Tuesday, November 13, 2007

Man really is the one and only Measure

Throughout the last 3 presentations during TOK, one idea has remained the key and constant, and that is that our senses/perceptions are the basis for all we know. Whether it be called sense datum, perception, hearing-as, or seeing-as, whether it be based off of a belief, convention, or a name previously given, we humans have taken a step beyond the cold, hard reality-to make our lives simpler. We HAVE ignored extra possibilities and we HAVE skipped the tedious listing of all plausible instances. We have done this, because none of that matters! Today, when the group showed the ladder of categories, referring to the farmer and Elsie and Bessie the cows, it was crystal clear that generalizations were being made. Bessie was being categorized as a cow, and then an animal, then an asset, then wealth. (that's probably not completely accurate, sorry!) If, later, the farmer refers to his cow as his asset, he has skipped a few necessary levels of categorizing.
BUT here is the key: the number of conflicts that actually arise from a lack of categorization explanation, I assure you, is fewer than the number that would arise if everybody was forced to review each and every level of categorization of any one thing before actually referring to that thing.
Yes, when we humans make inferences, name things, or even just believe things, we are skipping steps, steps, and more steps. We are assuming, presuming, inferring, and referring back to our own faulty beliefs, which were based on even more faulty assumptions. And, all of a sudden, we seem to be living in a world that we actually know NOTHING about! How can we do this?; how can we live, day by day, year by year, just being A-OK with all the faulty/lack of reasoning around us??? DO WE REALLY KNOW ANYTHING?
The answer is simple. No, we do not. We know absolutely nothing about anything. And here is where you pick your path: you can trust the world your fellow human-beings have created, pleasantly questioning your own existence every so often, recognizing the faults of the human's perception, yet staying at least semi-content with the way of the world. Or, you can get rid of every last scrap of knowledge you possess, burn all your books, abandon your house, go find a tree, scrap your clothes (how do you really even know that they are clothes???), and start at the beginning, observing life through the eyes (whoops! that's a sense!) of someone void of all emotion, personality, all senses, etc.
In further reading of Abel's, "Matn is the Measure," we will most likely read about more problems of knowledge in our world. And rather than test out each new theory, each new exposure of humanity's faults, we can recognize and understand that we human's are not perfect. Any further hypothesizing and "what-if"fing" is an unnecessary use of time and energy that could be used trying to advance the world we have created, faulty or not.
so, I guess if you want one sentence for that, "ya gotta trust, or you're bust!"

2 comments:

Magister P said...

Great advancement of the discussion! You write, "BUT here is the key: the number of conflicts that actually arise from a lack of categorization explanation, I assure you, is fewer than the number that would arise if everybody was forced to review each and every level of categorization of any one thing before actually referring to that thing." In this you focus on the practical, and that is exactly what IB wants us to do. Abstracting may have its problems, but far fewer than any other means of dealing with the world.

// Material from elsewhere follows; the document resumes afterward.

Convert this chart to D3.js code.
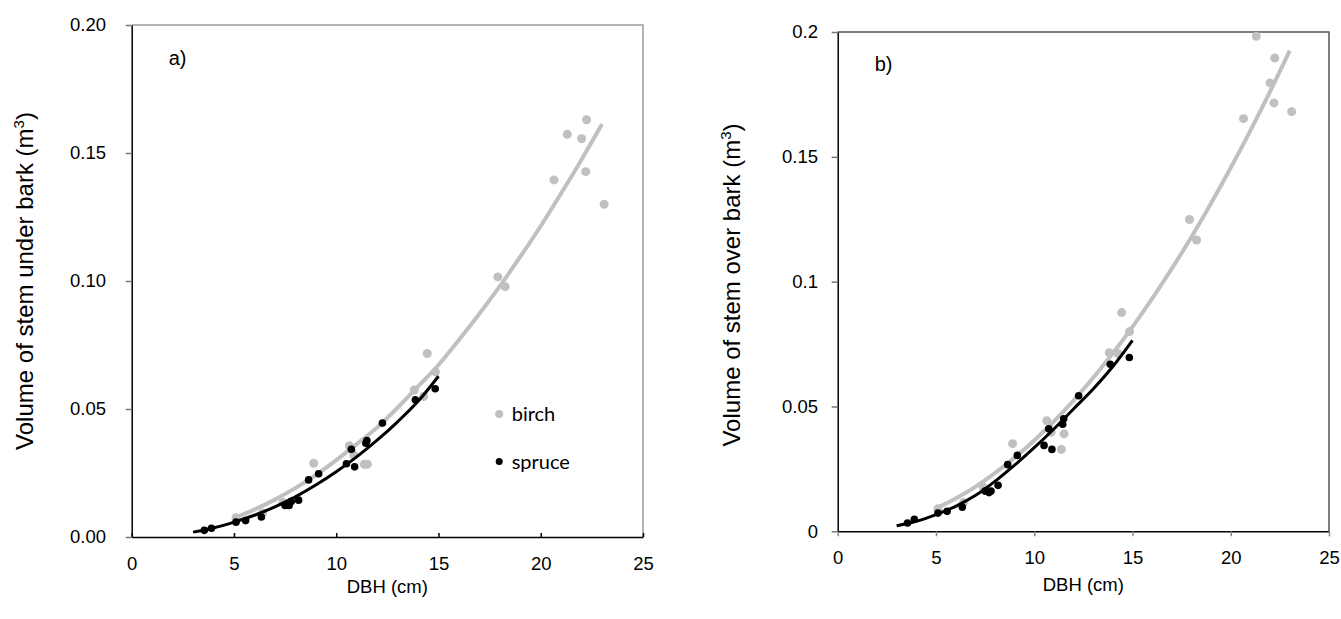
<!DOCTYPE html>
<html>
<head>
<meta charset="utf-8">
<script src="https://cdn.jsdelivr.net/npm/d3@7"></script>
<style>
  body { margin: 0; background: #fff; }
  text { font-family: "Liberation Sans", Arial, sans-serif; fill: #000; }
  .legend text { font-family: Lato, "Open Sans", sans-serif; }
</style>
</head>
<body>
<div id="chart"></div>
<script>
// measured points, birch (grey) and spruce (black)
const spruceDbh = [3.55, 3.9, 5.1, 5.57, 6.34, 7.5, 7.7, 7.8, 8.16, 8.65, 9.14, 10.5, 10.74, 10.9, 11.45, 11.5, 12.26, 13.87, 14.84];
const spruceUnder = [0.0026, 0.0034, 0.0058, 0.0064, 0.0078, 0.0123, 0.0123, 0.0139, 0.0144, 0.0223, 0.0247, 0.0286, 0.0343, 0.0274, 0.0366, 0.0377, 0.0445, 0.0536, 0.0579];
const spruceOver = [0.0033, 0.0048, 0.0073, 0.0080, 0.0097, 0.0161, 0.0155, 0.0161, 0.0184, 0.0267, 0.0304, 0.0344, 0.0411, 0.0328, 0.0429, 0.0451, 0.0543, 0.0669, 0.0696];

const birchDbh = [5.1, 6.4, 7.4, 8.9, 10.64, 10.86, 11.38, 11.52, 13.82, 14.27, 14.45, 14.85, 17.9, 18.26, 20.65, 21.3, 22.0, 22.2, 22.24, 23.1];
const birchUnder = [0.0075, 0.0094, 0.0135, 0.0288, 0.0356, 0.0321, 0.0284, 0.0284, 0.0574, 0.0549, 0.0717, 0.0645, 0.1016, 0.0978, 0.1395, 0.1573, 0.1556, 0.1427, 0.163, 0.130];
const birchOver = [0.0090, 0.0115, 0.0177, 0.0351, 0.0443, 0.0397, 0.0328, 0.0390, 0.0715, 0.0711, 0.0876, 0.0800, 0.1249, 0.1167, 0.1653, 0.1983, 0.1796, 0.1716, 0.1896, 0.1681];

// fitted curves
const birchFitDbh = [5, 6, 7, 8, 9, 10, 11, 12, 13, 14, 15, 16, 17, 18, 19, 20, 21, 22, 23];
const birchFitUnder = [0.0074, 0.0107, 0.0146, 0.0191, 0.0242, 0.0300, 0.0363, 0.0428, 0.0505, 0.0588, 0.0672, 0.0770, 0.0872, 0.0980, 0.1095, 0.1215, 0.1343, 0.1475, 0.1613];
const birchFitOver = [0.0091, 0.0131, 0.0178, 0.0233, 0.0295, 0.0364, 0.0440, 0.0524, 0.0615, 0.0713, 0.0819, 0.0932, 0.1052, 0.1179, 0.1314, 0.1456, 0.1605, 0.1761, 0.1925];
const spruceFitDbh = [3, 4, 5, 6, 7, 8, 9, 10, 11, 12, 13, 14, 15];
const spruceFitUnder = [0.0019, 0.0035, 0.0058, 0.0085, 0.0118, 0.0157, 0.0203, 0.0255, 0.0313, 0.0378, 0.0450, 0.0530, 0.0628];
const spruceFitOver = [0.0022, 0.0040, 0.0067, 0.0100, 0.0143, 0.0200, 0.0265, 0.0335, 0.0410, 0.0490, 0.0570, 0.0660, 0.0765];

const xTicks = [0, 5, 10, 15, 20, 25];
const yTickValues = [0, 0.05, 0.1, 0.15, 0.2];
const yTickLabelsA = ['0.00', '0.05', '0.10', '0.15', '0.20'];
const yTickLabelsB = ['0', '0.05', '0.1', '0.15', '0.2'];

const width = 1341, height = 619;
const svg = d3.select('#chart').append('svg')
    .attr('width', width)
    .attr('height', height);

const zip = (xs, ys) => xs.map((x, i) => ({ x: x, y: ys[i] }));

function drawPanel(opt) {
    const g = svg.append('g').attr('transform', `translate(${opt.left},${opt.top})`);
    const x = d3.scaleLinear().domain([0, 25]).range([0, opt.w]);
    const y = d3.scaleLinear().domain([0, 0.2]).range([opt.h, 0]);

    // plot border (top, right)
    g.append('path')
        .attr('d', `M0,0H${opt.w}V${opt.h}`)
        .attr('fill', 'none')
        .attr('stroke', opt.frame)
        .attr('stroke-width', 1.5);

    const line = d3.line().x(d => x(d.x)).y(d => y(d.y)).curve(d3.curveMonotoneX);

    g.append('path')
        .datum(zip(birchFitDbh, opt.birchFit))
        .attr('fill', 'none')
        .attr('stroke', '#c0c0c0')
        .attr('stroke-width', 4)
        .attr('d', line);

    g.selectAll('.birch')
        .data(zip(birchDbh, opt.birch))
        .enter().append('circle')
        .attr('class', 'birch')
        .attr('cx', d => x(d.x))
        .attr('cy', d => y(d.y))
        .attr('r', 4.5)
        .attr('fill', '#c0c0c0');

    g.append('path')
        .datum(zip(spruceFitDbh, opt.spruceFit))
        .attr('fill', 'none')
        .attr('stroke', '#000')
        .attr('stroke-width', 3)
        .attr('d', line);

    g.selectAll('.spruce')
        .data(zip(spruceDbh, opt.spruce))
        .enter().append('circle')
        .attr('class', 'spruce')
        .attr('cx', d => x(d.x))
        .attr('cy', d => y(d.y))
        .attr('r', 3.8)
        .attr('fill', '#000');

    const xAxis = g.append('g')
        .attr('transform', `translate(0,${opt.h})`)
        .call(d3.axisBottom(x).tickValues(xTicks).tickSizeOuter(0)
            .tickSizeInner(opt.xTick).tickPadding(opt.xPad));
    xAxis.select('.domain').attr('stroke', '#000').attr('stroke-width', 1.5);
    xAxis.selectAll('.tick line').attr('stroke', opt.xTickColor).attr('stroke-width', 1.5);
    xAxis.selectAll('text').style('font-size', '18.5px').attr('font-family', null);

    const yAxis = g.append('g')
        .call(d3.axisLeft(y).tickValues(yTickValues).tickSizeOuter(0)
            .tickSizeInner(6).tickPadding(opt.yPad)
            .tickFormat((d, i) => opt.yLabels[i]));
    yAxis.select('.domain').attr('stroke', '#000').attr('stroke-width', 1.5);
    yAxis.selectAll('.tick line').attr('stroke', '#777').attr('stroke-width', 1.5);
    yAxis.selectAll('text').style('font-size', '18.5px').attr('font-family', null);

    // panel letter
    g.append('text')
        .attr('x', opt.letterX)
        .attr('y', opt.letterY)
        .style('font-size', '20px')
        .text(opt.letter);

    // axis titles
    g.append('text')
        .attr('x', opt.w / 2)
        .attr('y', opt.xTitleY)
        .attr('text-anchor', 'middle')
        .style('font-size', '18.5px')
        .text('DBH (cm)');

    const yt = g.append('text')
        .attr('transform', `translate(${opt.yTitleX},${opt.yTitleY}) rotate(-90)`)
        .attr('text-anchor', 'middle')
        .style('font-size', '24px');
    yt.append('tspan').text(opt.yTitle + ' (m');
    yt.append('tspan').attr('dy', -9).style('font-size', '15px').text('3');
    yt.append('tspan').attr('dy', 9).text(')');

    return { g: g, x: x, y: y };
}

const a = drawPanel({
    left: 131.7, top: 25, w: 511.3, h: 512, frame: '#9a9a9a',
    birch: birchUnder, spruce: spruceUnder,
    birchFit: birchFitUnder, spruceFit: spruceFitUnder,
    xTick: -4, xPad: 20, xTickColor: '#000', yPad: 19.7, yLabels: yTickLabelsA,
    letter: 'a)', letterX: 37, letterY: 40,
    xTitleY: 568, yTitleX: -99, yTitleY: 256,
    yTitle: 'Volume of stem under bark'
});

const b = drawPanel({
    left: 837.7, top: 32, w: 491.3, h: 499.3, frame: '#555',
    birch: birchOver, spruce: spruceOver,
    birchFit: birchFitOver, spruceFit: spruceFitOver,
    xTick: 5, xPad: 15, xTickColor: '#888', yPad: 13.7, yLabels: yTickLabelsB,
    letter: 'b)', letterX: 37, letterY: 39,
    xTitleY: 559, yTitleX: -98, yTitleY: 253,
    yTitle: 'Volume of stem over bark'
});

// legend (panel a)
const legend = a.g.append('g').attr('class', 'legend');
const legendItems = [
    { name: 'birch', color: '#c0c0c0', r: 4, dy: 0 },
    { name: 'spruce', color: '#000', r: 3.5, dy: 47.5 }
];
legendItems.forEach(item => {
    legend.append('circle')
        .attr('cx', 367.5)
        .attr('cy', 389 + item.dy)
        .attr('r', item.r)
        .attr('fill', item.color);
    legend.append('text')
        .attr('x', 380)
        .attr('y', 396 + item.dy)
        .style('font-size', '20px')
        .text(item.name);
});
</script>
</body>
</html>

And yet.... Let me give an example from different languages. I am fine if I know nothing more than that the Latin word "puella" means "girl." I do not have to know the etymology of "puella" that suggests the word means little or lesser boy. It really doesn't matter that when Julius Caesar spoke the word, it conjured in his mind the image of a Mediterranean girl and for me it brings forth the thought of a North American girl. My abstraction of what a girl is works just fine when dealing with the Latin word "puella." On the other hand, when Caesar describes his soldiers as being "impotentes," I need to have more specific knowledge, or I head into misunderstanding. If I go by the derivative in English, "impotent," I have in mind soldiers who are weak and frail. In fact, "impotentes" means unrestrainedly powerful and wild.

You conclude by saying, "ya gotta trust, or you're bust!" Exactly! Remember, faith is a way of knowing. In fact, it is the way of knowing that underlies all others. And while you should be able to give a reason for the faith you have in your friend's advice, the television weather report, or your math teacher's proof, you must often lean on faith that is without proof if you are to live at all.

Ace Benjamin said...

Finally someone has hit the fact that eventhough our senses are flawed it doesn't matter, but I don't agree with the statement that we don't know anything. We know many things that exist in our own perception. What we see everything is what we know.